As Christian nationalists gather in D.C., polling shows broad opposition to far-right vision
Among the problems with the taxpayer-financed “Rededicate 250” gathering: The American mainstream isn’t buying what its organizers are selling.
The stated purpose of Sunday’s “Rededicate 250” event at the National Mall was to “rededicate our country as One Nation Under God.” That phrasing, however, was just vague enough to tell the public effectively nothing about the significance of the gathering.
The truth was more straightforward — and more alarming. As Guthrie Graves-Fitzsimmons explained in a compelling piece for MS NOW, the event was actually “the largest and most prominent display of Christian nationalism” in recent memory, “with the full backing of the federal government in the White House and leadership in Congress.” Graves-Fitzsimmons added, “This is what theocracy looks like.”
Over the course of roughly nine hours, attendees and viewers watched a prayer event, paid for with millions of American taxpayer dollars, in which many of the nation’s most powerful federal officials made the case that the United States was founded as a “Christian nation” (it was not) and that Americans should do more to blur the church-state line (it should not).
The gathering was not altogether surprising. The Trump administration has spent the past year and a half abandoning all subtlety when it comes to embracing and endorsing Christian nationalism — though there was a related problem with the speakers’ pitch that went largely overlooked: The American mainstream isn’t buying what they’re selling.
A Washington Post-ABC News-Ipsos pollreleased two weeks ago, for example, found that most Americans were deeply uncomfortable with recent religion-related statements from Donald Trump and Defense Secretary Pete Hegseth.
A Pew Research Center report released late last week pointed in similar directions:
Support for ideas that are sometimes associated with Christian nationalism is mostly unchanged in recent years.

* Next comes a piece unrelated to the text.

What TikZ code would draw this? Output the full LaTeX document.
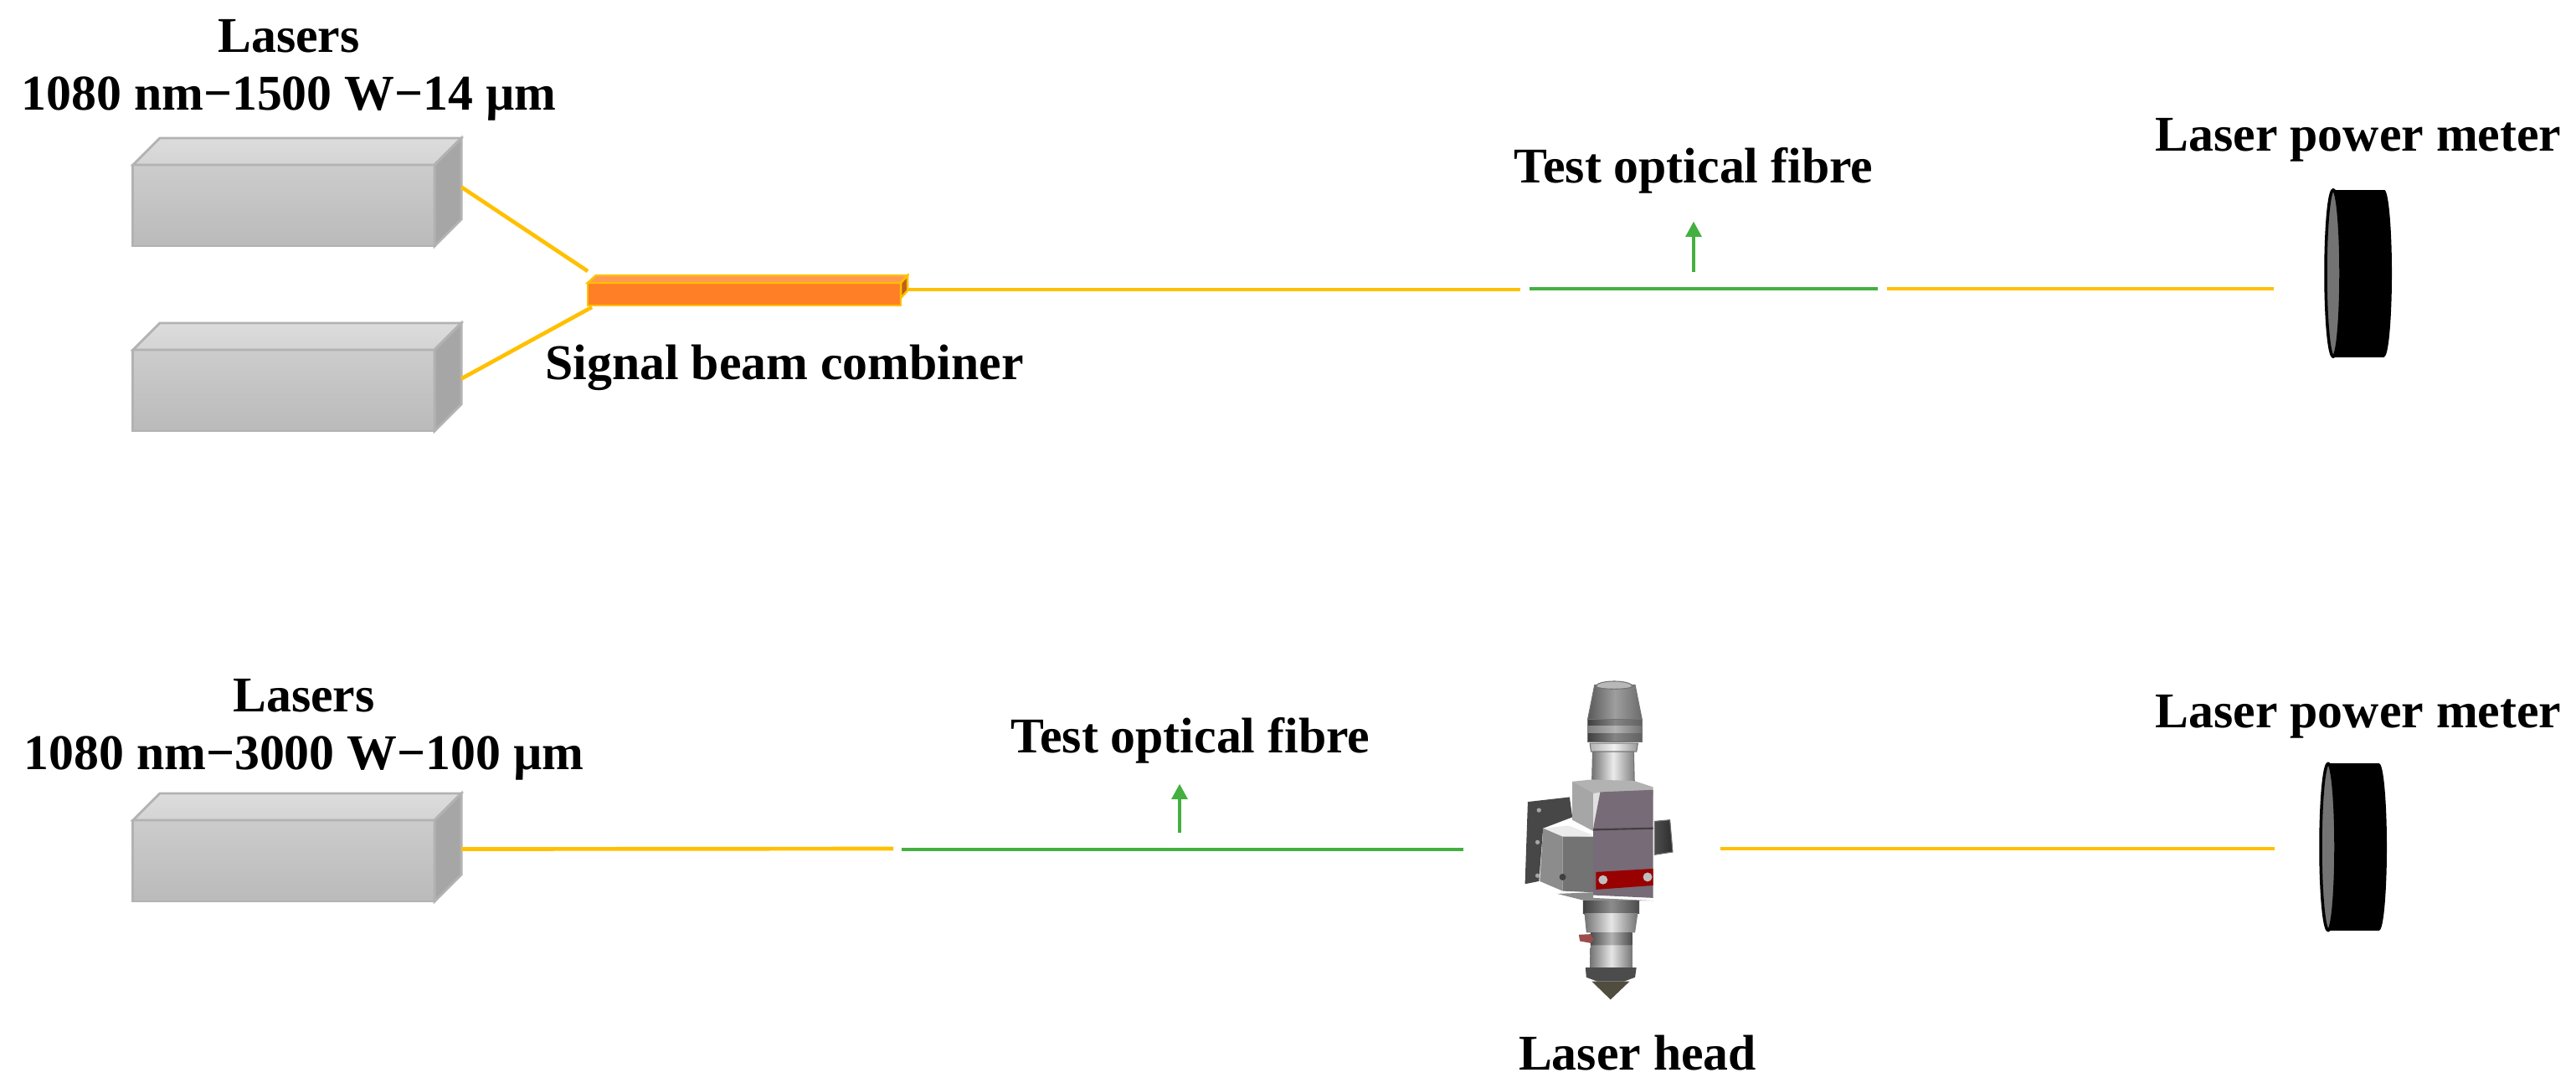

For example, there has been no growth in the shares of Americans who want the government to stop enforcing separation of church and state or who believe that God favors the United States over all countries.
The same data found that a two-thirds majority of Americans want churches and other houses of worship to “stay out of day-to-day politics and not endorse candidates.”
A Vox report said, “These results align with survey findings from the Public Religion Research Institute, which found little public support among most Americans for Christian nationalist beliefs or change over the last four years.”
The president occasionally claims that he’s somehow responsible for some kind of Christian revivalism that’s sweeping the nation. There’s independent evidence suggesting that those boasts have no connection to reality.